I went out on a limb and asked the administration to purchase a class set of the novel. The justification for my demand was simple: Students need choice. My principal, the most supportive boss I have ever worked for, forwarded my purchase order to the people in charge of these types of things. My request was approved, and I was the proud owner of a class set of these new, exciting, and intriguing books.

“Are we seriously reading that, Ms. L?” my students instantly started complaining. “That book is so thick!” At 435 pages, Scythe is definitely intimidating, especially to teenagers who aren’t used to reading more than a few random words laced with slang in their Snapchat snaps.

We’re experiencing the text together. We are constructing meaning together. We are shocked together. We are heartbroken together.

My process was simple. For the sake of organization and some management, I split the students into groups of four, into literature circles, if you will. I created and laminated a reading calendar, which they use as bookmarks.
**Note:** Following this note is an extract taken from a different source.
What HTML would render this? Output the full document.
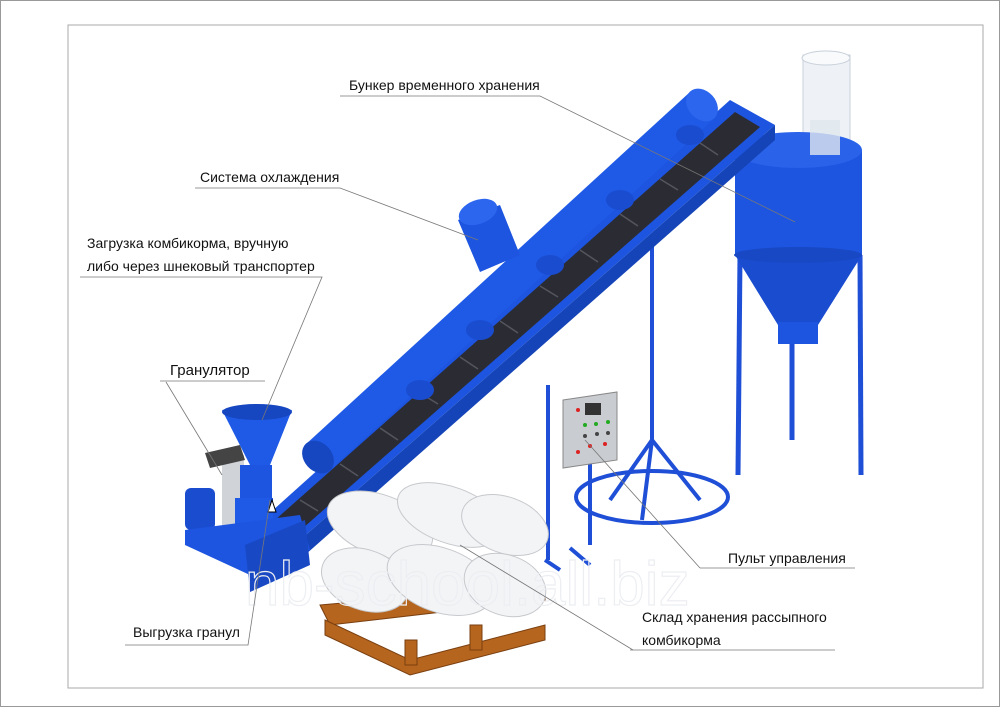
<!DOCTYPE html>
<html><head><meta charset="utf-8"><style>
html,body{margin:0;padding:0;background:#fff;}
svg{display:block}
text{font-family:"Liberation Sans",sans-serif;font-size:14px;fill:#111;}
</style></head><body>
<svg width="1000" height="707" viewBox="0 0 1000 707" xmlns="http://www.w3.org/2000/svg">
<rect x="0.5" y="0.5" width="999" height="706" fill="#fff" stroke="#999"/>
<rect x="68" y="25" width="915" height="663" fill="none" stroke="#aaa"/>

<!-- silo legs -->
<g stroke="#1f4fd6" stroke-width="5">
<line x1="740" y1="255" x2="738" y2="475"/><line x1="792" y1="330" x2="792" y2="440"/><line x1="860" y1="255" x2="861" y2="475"/>
</g>
<!-- silo -->
<rect x="803" y="55" width="47" height="105" fill="#eef2f6" stroke="#c8d0da"/>
<ellipse cx="826" cy="58" rx="24" ry="7" fill="#f8fafc" stroke="#c8d0da"/>
<path d="M735 150 L735 255 L862 255 L862 150 Z" fill="#1d55e0"/>
<ellipse cx="798" cy="150" rx="64" ry="18" fill="#2a62ea"/>
<path d="M735 255 L778 325 L818 325 L862 255 Z" fill="#1a4cd0"/>
<rect x="778" y="322" width="40" height="22" fill="#1d55e0"/>
<ellipse cx="798" cy="255" rx="64" ry="8" fill="#1848c4"/>
<rect x="810" y="120" width="30" height="35" fill="#dfe6ee" opacity="0.8"/>

<!-- stand with ring -->
<g stroke="#1f4fd6" stroke-width="4" fill="none">
<line x1="652" y1="245" x2="652" y2="440"/>
<line x1="652" y1="440" x2="610" y2="500"/><line x1="652" y1="440" x2="700" y2="500"/><line x1="652" y1="440" x2="642" y2="520"/>
<ellipse cx="652" cy="497" rx="76" ry="26"/>
<line x1="548" y1="385" x2="548" y2="560"/><line x1="590" y1="455" x2="590" y2="545"/>
<line x1="570" y1="548" x2="590" y2="565"/><line x1="545" y1="560" x2="560" y2="570"/>
</g>
<!-- control panel -->
<path d="M563 400 L617 392 L617 460 L563 468 Z" fill="#c9ccd0" stroke="#888"/>
<rect x="585" y="403" width="16" height="12" fill="#333"/>
<g fill="#d22"><circle cx="578" cy="410" r="2"/><circle cx="590" cy="446" r="2"/><circle cx="605" cy="444" r="2"/><circle cx="578" cy="452" r="2"/></g>
<g fill="#2a2"><circle cx="585" cy="425" r="2"/><circle cx="596" cy="424" r="2"/><circle cx="608" cy="422" r="2"/></g>
<g fill="#444"><circle cx="585" cy="436" r="2"/><circle cx="597" cy="434" r="2"/><circle cx="608" cy="433" r="2"/></g>

<!-- conveyor belt -->
<path d="M262 520 L730 100 L775 125 L300 540 Z" fill="#1d55e0"/>
<path d="M275 520 L735 112 L760 127 L295 535 Z" fill="#2b2b33"/>
<g stroke="#55555e" stroke-width="1.5">
<line x1="300" y1="500" x2="318" y2="511"/><line x1="340" y1="464" x2="358" y2="476"/><line x1="380" y1="428" x2="398" y2="440"/><line x1="420" y1="393" x2="438" y2="404"/><line x1="460" y1="357" x2="478" y2="369"/><line x1="500" y1="321" x2="518" y2="333"/><line x1="540" y1="286" x2="558" y2="297"/><line x1="580" y1="250" x2="598" y2="262"/><line x1="620" y1="214" x2="638" y2="226"/><line x1="660" y1="179" x2="678" y2="190"/><line x1="700" y1="143" x2="718" y2="155"/>
</g>
<path d="M300 540 L775 125 L775 140 L305 555 Z" fill="#1544b8"/>
<!-- upper pipe -->
<path d="M305 445 L690 92 L715 118 L330 470 Z" fill="#1f5ae6"/>
<ellipse cx="318" cy="457" rx="14" ry="18" transform="rotate(-42 318 457)" fill="#1646c0"/>
<ellipse cx="702" cy="105" rx="14" ry="18" transform="rotate(-42 702 105)" fill="#2c66ee"/>
<g fill="#1a4cd0"><ellipse cx="420" cy="390" rx="14" ry="10"/><ellipse cx="480" cy="330" rx="14" ry="10"/><ellipse cx="550" cy="265" rx="14" ry="10"/><ellipse cx="620" cy="200" rx="14" ry="10"/><ellipse cx="690" cy="135" rx="14" ry="10"/></g>
<!-- cooler -->
<path d="M458 220 L500 205 L520 255 L480 272 Z" fill="#1d55e0"/>
<ellipse cx="478" cy="212" rx="20" ry="12" transform="rotate(-20 478 212)" fill="#2c66ee"/>

<!-- granulator -->
<rect x="185" y="488" width="30" height="42" rx="6" fill="#1a4cd0"/>
<rect x="222" y="455" width="22" height="75" fill="#d0d3d8"/>
<path d="M205 453 L240 445 L245 460 L210 468 Z" fill="#444"/>
<path d="M222 410 Q257 405 292 410 L270 465 L250 465 Z" fill="#1f5ae6"/>
<ellipse cx="257" cy="412" rx="35" ry="8" fill="#1646c0"/>
<rect x="240" y="465" width="32" height="35" fill="#1d55e0"/>
<rect x="235" y="498" width="38" height="45" fill="#1f5ae6"/>
<path d="M185 530 L300 515 L310 550 L250 575 L185 545 Z" fill="#1d55e0"/>
<path d="M245 545 L305 520 L310 565 L250 592 Z" fill="#1848c4"/>
<path d="M268 512 L272 500 L276 512 Z" fill="#fff" stroke="#000"/>

<!-- pallet -->
<g fill="#b5651d" stroke="#7a3f10" stroke-width="1">
<path d="M320 605 L545 585 L545 600 L330 625 Z"/>
<path d="M325 620 L410 660 L545 625 L545 640 L410 675 L325 635 Z"/>
<rect x="405" y="640" width="12" height="25"/>
<rect x="470" y="625" width="12" height="25"/>
</g>
<!-- bags -->
<g fill="#f3f4f6" stroke="#c6c8cc">
<ellipse cx="380" cy="525" rx="55" ry="30" transform="rotate(20 380 525)"/>
<ellipse cx="450" cy="515" rx="55" ry="28" transform="rotate(20 450 515)"/>
<ellipse cx="505" cy="525" rx="45" ry="28" transform="rotate(20 505 525)"/>
<ellipse cx="365" cy="580" rx="45" ry="30" transform="rotate(20 365 580)"/>
<ellipse cx="440" cy="580" rx="55" ry="32" transform="rotate(20 440 580)"/>
<ellipse cx="505" cy="585" rx="42" ry="30" transform="rotate(20 505 585)"/>
</g>

<!-- watermark -->
<text x="245" y="605" style="font-family:'Liberation Sans',sans-serif;font-size:62px;fill:none;stroke:#eceef2;stroke-width:1.2">nb-school.all.biz</text>

<!-- leader lines -->
<g stroke="#777" stroke-width="0.8" fill="none">
<polyline points="340,96 540,96 795,222"/>
<polyline points="195,188 340,188 478,240"/>
<polyline points="80,277 322,277 262,420"/>
<polyline points="160,381 265,381"/><line x1="166" y1="382" x2="222" y2="475"/>
<polyline points="125,645 248,645 270,500"/>
<polyline points="700,568 855,568"/><line x1="700" y1="568" x2="585" y2="440"/>
<polyline points="630,650 835,650"/><line x1="633" y1="650" x2="460" y2="545"/>
</g>

<!-- labels -->
<text x="349" y="90">Бункер временного хранения</text>
<text x="200" y="182">Система охлаждения</text>
<text x="87" y="248">Загрузка комбикорма, вручную</text>
<text x="87" y="271">либо через шнековый транспортер</text>
<text x="170" y="375" style="font-size:15px">Гранулятор</text>
<text x="133" y="637">Выгрузка гранул</text>
<text x="728" y="563">Пульт управления</text>
<text x="642" y="622">Склад хранения рассыпного</text>
<text x="642" y="645">комбикорма</text>
</svg>
</body></html>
At the end of each reading section, students are asked to discuss what they’ve read, pull out some interesting quotes, and write down the results of their discussion. Easy. Every few days, we stop and discuss. I offer my opinions only at the end of the discussion and only if asked. They usually ask. And I definitely don’t tell them what to think.

I haven’t read the novel before. I am reading it with them. They are aware. I am always honest with them. I had no preparation of any kind. No culminating assessments planned, no vocabulary tests, no in-depth analysis (yet), no didactic lesson (yet). For now, I’m teaching them to fall in love with characters and stories. To imagine worlds way different from their own. To be villains and heroes, friends and foes. We’re experiencing the text together. We are constructing meaning together. We are shocked together. We are heartbroken together. And they love seeing my reaction to the twists. My curiosity and thirst for more are inciting their own questioning and analysis. If I fall behind, due to grading or other priorities, they eagerly await my arrival at their destination.
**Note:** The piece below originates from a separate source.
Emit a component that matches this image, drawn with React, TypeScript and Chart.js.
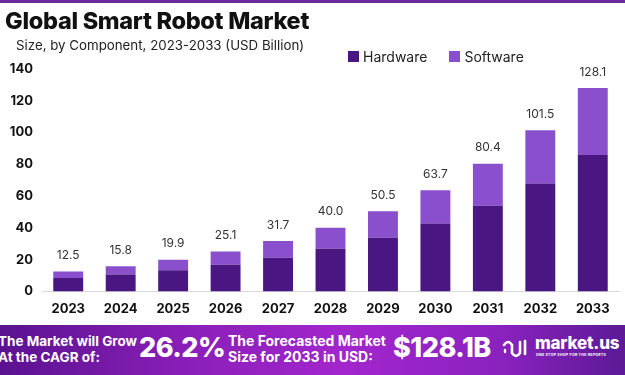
import React, { useEffect, useRef } from "react";
import { Chart, registerables } from "chart.js";

Chart.register(...registerables);

const years = ["2023", "2024", "2025", "2026", "2027", "2028", "2029", "2030", "2031", "2032", "2033"];
const totals = [12.5, 15.8, 19.9, 25.1, 31.7, 40.0, 50.5, 63.7, 80.4, 101.5, 128.1];
const hardware = [8.4, 10.6, 13.3, 16.8, 21.2, 26.8, 33.8, 42.7, 53.9, 68.0, 85.8];
const software = [4.1, 5.2, 6.6, 8.3, 10.5, 13.2, 16.7, 21.0, 26.5, 33.5, 42.3];
const yTicks = [0, 20, 40, 60, 80, 100, 120, 140];

const HW = "#4a1682";
const SW = "#8a4fcd";
const FONT = "Inter, 'Open Sans', sans-serif";

const totalLabels = {
  id: "totalLabels",
  afterDatasetsDraw(chart: any) {
    const ctx = chart.ctx;
    const meta = chart.getDatasetMeta(1);
    ctx.save();
    ctx.font = `400 12px ${FONT}`;
    ctx.fillStyle = "#333333";
    ctx.textAlign = "center";
    ctx.textBaseline = "middle";
    meta.data.forEach((bar: any, i: number) => {
      ctx.fillText(totals[i].toFixed(1), bar.x, bar.y - 16);
    });
    ctx.restore();
  },
};

export default function App() {
  const ref = useRef<HTMLCanvasElement>(null);
  useEffect(() => {
    if (!ref.current) return;
    const chart = new Chart(ref.current, {
      type: "bar",
      data: {
        labels: years,
        datasets: [
          { label: "Hardware", data: hardware, backgroundColor: HW, barPercentage: 0.57, categoryPercentage: 1 },
          { label: "Software", data: software, backgroundColor: SW, barPercentage: 0.57, categoryPercentage: 1 },
        ],
      },
      options: {
        responsive: false,
        animation: false,
        layout: { padding: { top: 69, right: 6, left: 4, bottom: 0 } },
        plugins: { legend: { display: false }, tooltip: { enabled: false } },
        scales: {
          x: {
            stacked: true,
            grid: { display: false, drawTicks: false },
            border: { color: "#d9d9d9", width: 1 },
            ticks: { color: "#111", font: { family: FONT, size: 13, weight: "bold" }, padding: 10 },
          },
          y: {
            stacked: true,
            min: 0,
            max: 140,
            afterBuildTicks: (axis: any) => {
              axis.ticks = yTicks.map((v) => ({ value: v }));
            },
            afterFit: (axis: any) => {
              axis.width = 38;
            },
            grid: { display: false, drawTicks: false },
            border: { display: false },
            ticks: { color: "#111", font: { family: FONT, size: 13, weight: "bold" }, padding: 9 },
          },
        },
      },
      plugins: [totalLabels],
    });
    return () => chart.destroy();
  }, []);

  const white = "#ffffff";
  return (
    <div style={{ position: "fixed", left: 0, top: 0, width: 625, height: 375, background: "#fff", overflow: "hidden", fontFamily: FONT }}>
      <canvas ref={ref} width={625} height={327} style={{ position: "absolute", left: 0, top: 0 }} />
      <div style={{ position: "absolute", left: 0, top: 0, width: 625, height: 3, background: "#6a2a9c" }} />
      <div style={{ position: "absolute", left: 5, top: 6, fontSize: 23.5, fontWeight: 800, color: "#111", letterSpacing: -0.3 }}>
        Global Smart Robot Market
      </div>
      <div style={{ position: "absolute", left: 16, top: 37, fontSize: 13.3, color: "#222" }}>
        Size, by Component, 2023-2033 (USD Billion)
      </div>
      <div style={{ position: "absolute", left: 348, top: 48, fontSize: 14, color: "#222", display: "flex", alignItems: "center" }}>
        <span style={{ display: "inline-block", width: 11, height: 11, background: HW, marginRight: 4 }} />
        <span style={{ marginRight: 22 }}>Hardware</span>
        <span style={{ display: "inline-block", width: 11, height: 11, background: SW, marginRight: 4 }} />
        <span>Software</span>
      </div>
      <div
        style={{
          position: "absolute",
          left: 0,
          top: 325,
          width: 625,
          height: 50,
          background: "linear-gradient(90deg, #5a1290 0%, #8a1fb8 30%, #a226cc 55%, #8a22bf 80%, #5c1a96 100%)",
          color: white,
        }}
      >
        <div style={{ position: "absolute", left: -2, top: 8, fontSize: 13.5, fontWeight: 700, lineHeight: "16px", whiteSpace: "nowrap" }}>
          The Market will Grow
          <br />
          At the CAGR of:
        </div>
        <div style={{ position: "absolute", left: 139, top: 6, fontSize: 27, fontWeight: 800, lineHeight: "34px", letterSpacing: -0.5 }}>26.2%</div>
        <div style={{ position: "absolute", left: 228, top: 8, fontSize: 14, fontWeight: 700, lineHeight: "16px", whiteSpace: "nowrap" }}>
          The Forecasted Market
          <br />
          Size for 2033 in USD:
        </div>
        <div style={{ position: "absolute", left: 393, top: 6, fontSize: 27, fontWeight: 800, lineHeight: "34px", letterSpacing: -0.5 }}>$128.1B</div>
        <svg style={{ position: "absolute", left: 502, top: 12 }} width={30} height={22} viewBox="0 0 30 22">
          <path d="M2 8 Q6 2 10 8 L10 16 Q14 22 18 16 L18 5" stroke="#fff" strokeWidth={2.6} fill="none" strokeLinecap="round" />
          <path d="M23 4 L23 17" stroke="#fff" strokeWidth={2.6} strokeLinecap="round" />
          <path d="M3 13 L3 15" stroke="#fff" strokeWidth={2.4} strokeLinecap="round" />
        </svg>
        <div style={{ position: "absolute", left: 535, top: 8, fontSize: 17, fontWeight: 800, lineHeight: "20px", letterSpacing: -0.2 }}>market.us</div>
        <div style={{ position: "absolute", left: 536, top: 28, fontSize: 3.5, fontWeight: 700, lineHeight: "5px", letterSpacing: 0.3, whiteSpace: "nowrap" }}>
          ONE STOP SHOP FOR THE REPORTS
        </div>
      </div>
    </div>
  );
}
I teach 45 seniors, and approximately 30 are not only actively reading but genuinely enjoying the novel. A few already ordered the sequel. Students who have never picked up a book are reading. Students with IEPs are reading and keeping up with the unmodified pacing of the class. Many are reading ahead of schedule. Some finished over winter break. Teenagers are reading. For the first time in my years of teaching, most of my students are actively engaged with a text and want to keep going.

English teachers have been teaching the same novels for decades. I know why: lack of funding and resources; not wanting to reinvent the wheel; minimal desire to create new units, new lessons, new plans, and new assessments. Trust me, I get it. I work in an inner-city school in Philadelphia. But these novels we teach over and over again, while interesting to us “academics,” get lost on our social media-inclined teens. The message is lost. So, how do we find it? Offer choice. Appeal to your administration. Change your curriculum. Spice up your classroom library. Find a book you all can experience together and get lost in it along with your students.